Memorias imprescindibles pobladas de gente bien en un batiburrillo de condeses, marqueses, militares con graduación, militares con altísima graduación, señoritas que se casan con los anteriores después de haber pasado por las Francesas, prelados purpurados, algún seminarista que alcanzaría fama después, la infanta Isabel, los reyes de España, el zar de todas las Rusias y hasta el archipámpano de las Indias parecen darse cita en El Espolón bajo el conjuro de esta burgalesa de pura cepa que quiso dejar constancia por escrito de una época. ¿Lo consiguió?

Vista la obra desde el siglo XXI, sin lugar a dudas se nos muestra como una obra podada, porque en ella falta una parte importante del Burgos de la primera mitad del siglo XX, falta el pueblo llano que solo se asoma con timidez a alguna que otra fiesta popular o para vender cualquier cosilla sin importancia. Los artesanos, los comerciantes, la gente del pueblo, incluso los oficinistas aparecen en la obra solo de forma excepcional. Tras la lectura nos queda la sensación de estar ante el viejo Burgos de curas y militares que nos han querido mostrar toda la vida 

Puede que lo mejor del libro sea la figura de su autora, una chica que quiso ser revolucionaria sin serlo, que quiso salirse del guión, que se mantuvo soltera, que ganó un campeonato local de tenis ataviada con una vestimenta que casi nos hace sudar al leer su descripción. Una chica que hizo alguna colaboración en el Diario de Burgos donde al parecer compartió pupitre con María Teresa León, sin embargo, esta solo aparece mencionada una vez y completamente disimulada en el reparto de una función patriótica, ni media línea personal dedicada a ella. 

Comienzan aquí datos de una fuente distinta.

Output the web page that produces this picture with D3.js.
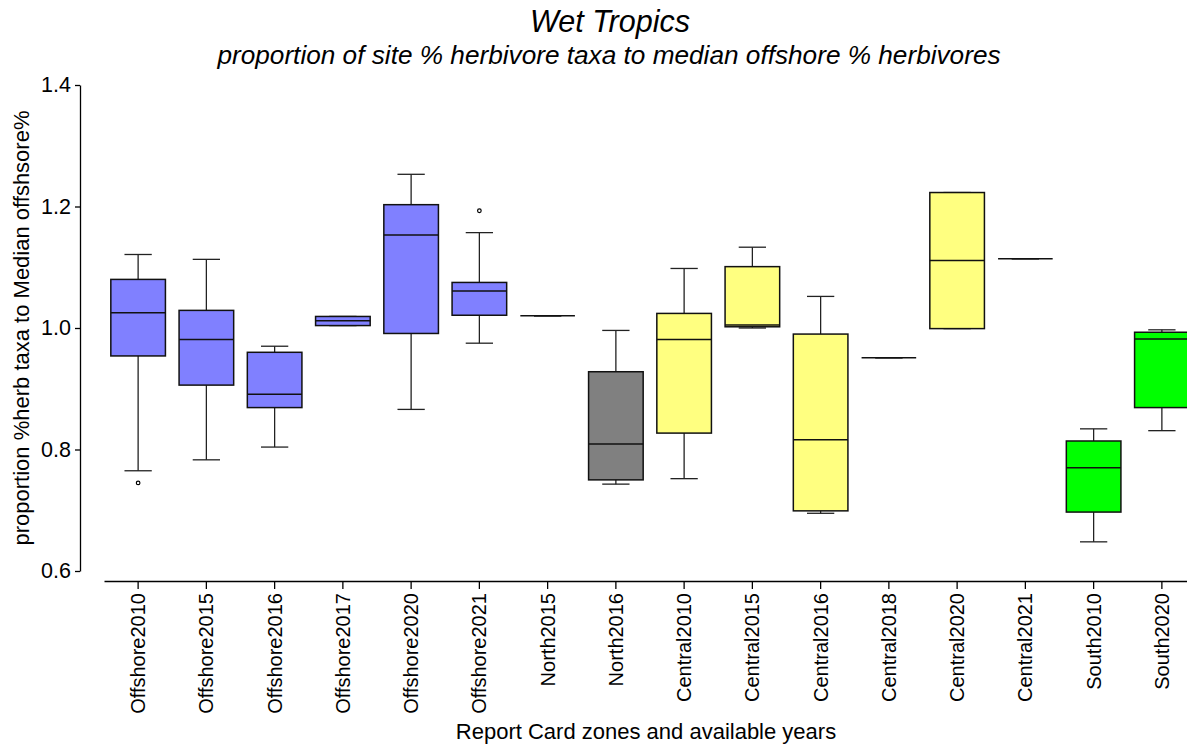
<!DOCTYPE html>
<html>
<head>
<meta charset="utf-8">
<script src="https://cdn.jsdelivr.net/npm/d3@7"></script>
<style>
  html, body { margin: 0; padding: 0; background: #fff; }
  svg { display: block; font-family: "Liberation Sans", Arial, sans-serif; }
</style>
</head>
<body>
<svg id="chart" width="1187" height="749"></svg>
<script>
// Report card zones and survey years
const categories = [
  "Offshore2010", "Offshore2015", "Offshore2016", "Offshore2017", "Offshore2020", "Offshore2021",
  "North2015", "North2016",
  "Central2010", "Central2015", "Central2016", "Central2018", "Central2020", "Central2021",
  "South2010", "South2020"
];
const zones = [
  "Offshore", "Offshore", "Offshore", "Offshore", "Offshore", "Offshore",
  "North", "North",
  "Central", "Central", "Central", "Central", "Central", "Central",
  "South", "South"
];

// Box-plot summary statistics per category
const whiskerHigh = [1.121, 1.113, 0.970, 1.019, 1.253, 1.157, 1.020, 0.996, 1.098, 1.133, 1.052, 0.951, 1.223, 1.114, 0.834, 0.997];
const q3          = [1.080, 1.029, 0.960, 1.019, 1.203, 1.075, 1.020, 0.928, 1.024, 1.101, 0.990, 0.951, 1.223, 1.114, 0.814, 0.993];
const median      = [1.025, 0.981, 0.891, 1.012, 1.153, 1.061, 1.020, 0.809, 0.981, 1.005, 0.816, 0.951, 1.111, 1.114, 0.770, 0.982];
const q1          = [0.954, 0.906, 0.869, 1.004, 0.991, 1.021, 1.020, 0.750, 0.827, 1.002, 0.699, 0.951, 0.999, 1.114, 0.697, 0.869];
const whiskerLow  = [0.765, 0.783, 0.804, 1.004, 0.866, 0.975, 1.020, 0.743, 0.752, 1.000, 0.695, 0.951, 0.999, 1.114, 0.648, 0.831];
const outliers    = [[0.745], [], [], [], [], [1.193], [], [], [], [], [], [], [], [], [], []];

const yTicks = [0.6, 0.8, 1.0, 1.2, 1.4];

const zoneColors = { Offshore: "#8080FF", North: "#808080", Central: "#FFFF80", South: "#00FF00" };

const svg = d3.select("#chart");

const x = d3.scaleBand().domain(categories).range([104, 1196]).padding(0);
const y = d3.scaleLinear().domain([0.6, 1.4]).range([571, 85]);

const boxW = x.bandwidth() * 0.8;
const capW = boxW * 0.5;

// Axes
const yAxis = svg.append("g")
  .attr("transform", "translate(80,0)")
  .call(d3.axisLeft(y).tickValues(yTicks).tickFormat(d3.format(".1f")).tickSize(5).tickSizeOuter(0).tickPadding(4));
yAxis.selectAll("text").attr("font-size", 21.5).attr("fill", "#000").attr("font-family", "Liberation Sans, Arial, sans-serif");
yAxis.selectAll("line, path").attr("stroke", "#000").attr("stroke-width", 1.3);

const xAxis = svg.append("g")
  .attr("transform", "translate(0,581)")
  .call(d3.axisBottom(x).tickSize(8).tickSizeOuter(0));
xAxis.selectAll("line, path").attr("stroke", "#000").attr("stroke-width", 1.3);
xAxis.selectAll("text")
  .attr("font-size", 20)
  .attr("fill", "#000")
  .attr("font-family", "Liberation Sans, Arial, sans-serif")
  .attr("transform", "rotate(-90)")
  .attr("text-anchor", "end")
  .attr("x", -12)
  .attr("y", 0)
  .attr("dy", "0.35em");

// Boxes
const rows = categories.map((c, i) => ({
  cat: c, zone: zones[i], lo: whiskerLow[i], q1: q1[i], med: median[i], q3: q3[i], hi: whiskerHigh[i], out: outliers[i]
}));

const g = svg.append("g");
const box = g.selectAll("g.box").data(rows).join("g")
  .attr("class", "box")
  .attr("transform", d => `translate(${x(d.cat) + x.bandwidth() / 2},0)`);

// whisker stems
box.append("line")
  .attr("x1", 0).attr("x2", 0)
  .attr("y1", d => y(d.q3)).attr("y2", d => y(d.hi))
  .attr("stroke", "#222").attr("stroke-width", 1.3);
box.append("line")
  .attr("x1", 0).attr("x2", 0)
  .attr("y1", d => y(d.q1)).attr("y2", d => y(d.lo))
  .attr("stroke", "#222").attr("stroke-width", 1.3);
// whisker caps
box.append("line")
  .attr("x1", -capW / 2).attr("x2", capW / 2)
  .attr("y1", d => y(d.hi)).attr("y2", d => y(d.hi))
  .attr("stroke", "#222").attr("stroke-width", 1.3);
box.append("line")
  .attr("x1", -capW / 2).attr("x2", capW / 2)
  .attr("y1", d => y(d.lo)).attr("y2", d => y(d.lo))
  .attr("stroke", "#222").attr("stroke-width", 1.3);

// interquartile box
box.append("rect")
  .attr("x", -boxW / 2)
  .attr("width", boxW)
  .attr("y", d => y(d.q3))
  .attr("height", d => y(d.q1) - y(d.q3))
  .attr("fill", d => zoneColors[d.zone])
  .attr("stroke", "#111").attr("stroke-width", 1.5);

// median
box.append("line")
  .attr("x1", -boxW / 2).attr("x2", boxW / 2)
  .attr("y1", d => y(d.med)).attr("y2", d => y(d.med))
  .attr("stroke", "#111").attr("stroke-width", 1.5);

// outliers
box.selectAll("circle").data(d => d.out).join("circle")
  .attr("cx", 0).attr("cy", v => y(v)).attr("r", 1.8)
  .attr("fill", "#fff").attr("stroke", "#000").attr("stroke-width", 1.2);

// Titles
svg.append("text")
  .attr("x", 610).attr("y", 32)
  .attr("text-anchor", "middle")
  .attr("font-size", 30.5).attr("font-style", "italic")
  .text("Wet Tropics");
svg.append("text")
  .attr("x", 609).attr("y", 64)
  .attr("text-anchor", "middle")
  .attr("font-size", 26.2).attr("font-style", "italic")
  .text("proportion of site % herbivore taxa to median offshore % herbivores");

svg.append("text")
  .attr("x", 646).attr("y", 739)
  .attr("text-anchor", "middle")
  .attr("font-size", 22)
  .text("Report Card zones and available years");

svg.append("text")
  .attr("transform", "translate(29,328) rotate(-90)")
  .attr("text-anchor", "middle")
  .attr("font-size", 22)
  .text("proportion %herb taxa to Median offshsore%");
</script>
</body>
</html>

La memoria de Ebro llega hasta 1931, aunque mejor sería decir que se detiene en ese momento. Es de suponer que no quiso trasponer esa fecha crucial para la vida española del siglo XX, mejor pararse justo a tiempo, coincidiendo con la salida de Alfonso XIII de España que no meterse en jardines, sobre todo si se tiene en cuenta que el libro se va a publicar en 1952, en pleno régimen franquista. 

Bastante antes, en 1931, precisamente cuando terminan sus memorias, la señorita Ebro había dado a la estampa una novela que fue recibida con discreción pero con ciertos elogios por parte de la crítica. La desconocida escribía bien. De ella decía un crítico en 1932:  

Un pecadillo de amor tiene capítulos muy bellos, llenos de colorido y aroma a provincianos, tan bien escritos, tan logrados que otorgan categoría a la pluma que los escribió.
Los personajes secundarios están sobriamente trazados y son quizás lo mejor de la novela (Luz, Diario de la República, 28 de marzo de 1932).
La desconocida escritora prometía, a pesar de los defectos —exceso de accesorios y de datos históricos—, pero la historia contada, los amores entre una joven y un sacerdote eran impensables en una sociedad cerrada como la burgalesa, así que la novela fue censurada y retirada de las librerías. Hoy es dificilísimo conseguir un ejemplar. 

Años después, en una España diferente, pero posiblemente en un Burgos muy similar, la señorita Ebro, con ya suficiente edad para tener memoria, metía en una serie de capítulos aquellos datos que guardaba en alguna parte de su archivo, y publicó con todos los parabienes Memorias de una burgalesa (1881-1931), libro de obligada lectura, pero de poco provecho para conocer aquel Burgos que fue. 

María Cruz Ebro ha pasado a la historia como una mujer avanzada y feminista. Desconozco si creó escuela en Burgos o simplemente fue una mera anécdota, pero sí que pasó a la memoria colectiva rodeada de su punto de leyenda como mujer rebelde y nada convencional.